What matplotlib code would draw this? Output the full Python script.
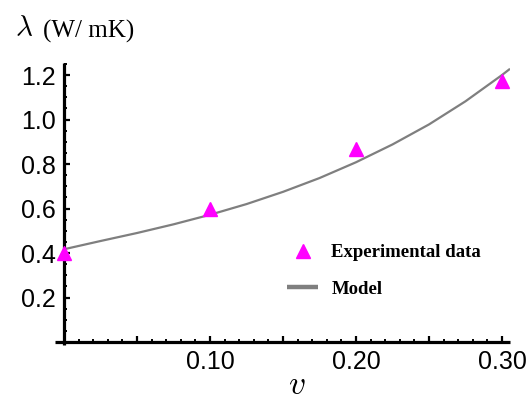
import numpy as np
import matplotlib
matplotlib.use("Agg")
import matplotlib.pyplot as plt
from matplotlib.lines import Line2D
from matplotlib.ticker import MultipleLocator, FixedLocator, FixedFormatter

# experimental points
exp_v = [0.0, 0.10, 0.20, 0.30]
exp_k = [0.40, 0.60, 0.866, 1.172]

# model curve
model_v = [0.0, 0.025, 0.05, 0.075, 0.10, 0.125, 0.15, 0.175, 0.20, 0.225, 0.25, 0.275, 0.30, 0.3055]
model_k = [0.417, 0.454, 0.490, 0.529, 0.572, 0.620, 0.675, 0.737, 0.808, 0.888, 0.978, 1.082, 1.200, 1.228]

x_ticks = [0.05, 0.10, 0.15, 0.20, 0.25, 0.30]
x_labels = ["", "0.10", "", "0.20", "", "0.30"]
y_ticks = [0.2, 0.4, 0.6, 0.8, 1.0, 1.2]
y_labels = ["0.2", "0.4", "0.6", "0.8", "1.0", "1.2"]

plt.rcParams["mathtext.fontset"] = "cm"

fig = plt.figure(figsize=(5.3, 4.05), dpi=100)
ax = fig.add_axes([0.1038, 0.1481, 0.8585, 0.6963])

ax.plot(model_v, model_k, color="#7f7f7f", lw=1.6, solid_capstyle="butt",
        solid_joinstyle="round", zorder=2)
ax.plot(exp_v, exp_k, ls="none", marker="^", ms=10.5, color="#ff00ff", mec="#ff00ff", zorder=3,
        clip_on=False)

ax.set_xlim(-0.0062, 0.3055)
ax.set_ylim(-0.0135, 1.254)

for s in ["top", "right"]:
    ax.spines[s].set_visible(False)
ax.spines["left"].set_position(("data", 0))
ax.spines["bottom"].set_position(("data", 0))
for s in ["left", "bottom"]:
    ax.spines[s].set_linewidth(2.3)
    ax.spines[s].set_capstyle("butt")

ax.xaxis.set_major_locator(FixedLocator(x_ticks))
ax.xaxis.set_major_formatter(FixedFormatter(x_labels))
ax.xaxis.set_minor_locator(MultipleLocator(0.01))
ax.yaxis.set_major_locator(FixedLocator(y_ticks))
ax.yaxis.set_minor_locator(MultipleLocator(0.05))
ax.yaxis.set_major_formatter(FixedFormatter(y_labels))

ax.tick_params(which="major", direction="in", length=4.5, width=1.6, pad=6,
               labelsize=18, labelfontfamily="Liberation Sans")
ax.tick_params(which="minor", direction="in", length=2.5, width=1.4)

# axis labels
fig.text(15 / 530, 1 - 28 / 405, r"$\lambda$", fontsize=21, ha="left", va="center")
fig.text(43 / 530, 1 - 31 / 405, "(W/ mK)", fontsize=18, family="Liberation Serif",
         ha="left", va="center")
fig.text(297 / 530, 1 - 385 / 405, r"$v$", fontsize=24, ha="center", va="center")

handles = [
    Line2D([], [], ls="none", marker="^", ms=10.5, color="#ff00ff"),
    Line2D([], [], color="#7f7f7f", lw=3.2, solid_capstyle="butt"),
]
ax.legend(handles, ["Experimental data", "Model"], loc="upper left",
          bbox_to_anchor=(287 / 530, 1 - 244 / 405), bbox_transform=fig.transFigure,
          frameon=False, borderpad=0, borderaxespad=0, handlelength=1.67,
          handletextpad=0.7, labelspacing=1.05,
          prop={"family": "Liberation Serif", "weight": "bold", "size": 13.5})

fig.savefig("out.png", dpi=100)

———

Exercise description =
Copy the listing word for word, excluding its pictures.

Solution to this task =
What matplotlib code would draw this? Output the full Python script.
import numpy as np
import matplotlib
matplotlib.use("Agg")
import matplotlib.pyplot as plt
from matplotlib.lines import Line2D
from matplotlib.ticker import MultipleLocator, FixedLocator, FixedFormatter

# experimental points
exp_v = [0.0, 0.10, 0.20, 0.30]
exp_k = [0.40, 0.60, 0.866, 1.172]

# model curve
model_v = [0.0, 0.025, 0.05, 0.075, 0.10, 0.125, 0.15, 0.175, 0.20, 0.225, 0.25, 0.275, 0.30, 0.3055]
model_k = [0.417, 0.454, 0.490, 0.529, 0.572, 0.620, 0.675, 0.737, 0.808, 0.888, 0.978, 1.082, 1.200, 1.228]

x_ticks = [0.05, 0.10, 0.15, 0.20, 0.25, 0.30]
x_labels = ["", "0.10", "", "0.20", "", "0.30"]
y_ticks = [0.2, 0.4, 0.6, 0.8, 1.0, 1.2]
y_labels = ["0.2", "0.4", "0.6", "0.8", "1.0", "1.2"]

plt.rcParams["mathtext.fontset"] = "cm"

fig = plt.figure(figsize=(5.3, 4.05), dpi=100)
ax = fig.add_axes([0.1038, 0.1481, 0.8585, 0.6963])

ax.plot(model_v, model_k, color="#7f7f7f", lw=1.6, solid_capstyle="butt",
        solid_joinstyle="round", zorder=2)
ax.plot(exp_v, exp_k, ls="none", marker="^", ms=10.5, color="#ff00ff", mec="#ff00ff", zorder=3,
        clip_on=False)

ax.set_xlim(-0.0062, 0.3055)
ax.set_ylim(-0.0135, 1.254)

for s in ["top", "right"]:
    ax.spines[s].set_visible(False)
ax.spines["left"].set_position(("data", 0))
ax.spines["bottom"].set_position(("data", 0))
for s in ["left", "bottom"]:
    ax.spines[s].set_linewidth(2.3)
    ax.spines[s].set_capstyle("butt")

ax.xaxis.set_major_locator(FixedLocator(x_ticks))
ax.xaxis.set_major_formatter(FixedFormatter(x_labels))
ax.xaxis.set_minor_locator(MultipleLocator(0.01))
ax.yaxis.set_major_locator(FixedLocator(y_ticks))
ax.yaxis.set_minor_locator(MultipleLocator(0.05))
ax.yaxis.set_major_formatter(FixedFormatter(y_labels))

ax.tick_params(which="major", direction="in", length=4.5, width=1.6, pad=6,
               labelsize=18, labelfontfamily="Liberation Sans")
ax.tick_params(which="minor", direction="in", length=2.5, width=1.4)

# axis labels
fig.text(15 / 530, 1 - 28 / 405, r"$\lambda$", fontsize=21, ha="left", va="center")
fig.text(43 / 530, 1 - 31 / 405, "(W/ mK)", fontsize=18, family="Liberation Serif",
         ha="left", va="center")
fig.text(297 / 530, 1 - 385 / 405, r"$v$", fontsize=24, ha="center", va="center")

handles = [
    Line2D([], [], ls="none", marker="^", ms=10.5, color="#ff00ff"),
    Line2D([], [], color="#7f7f7f", lw=3.2, solid_capstyle="butt"),
]
ax.legend(handles, ["Experimental data", "Model"], loc="upper left",
          bbox_to_anchor=(287 / 530, 1 - 244 / 405), bbox_transform=fig.transFigure,
          frameon=False, borderpad=0, borderaxespad=0, handlelength=1.67,
          handletextpad=0.7, labelspacing=1.05,
          prop={"family": "Liberation Serif", "weight": "bold", "size": 13.5})

fig.savefig("out.png", dpi=100)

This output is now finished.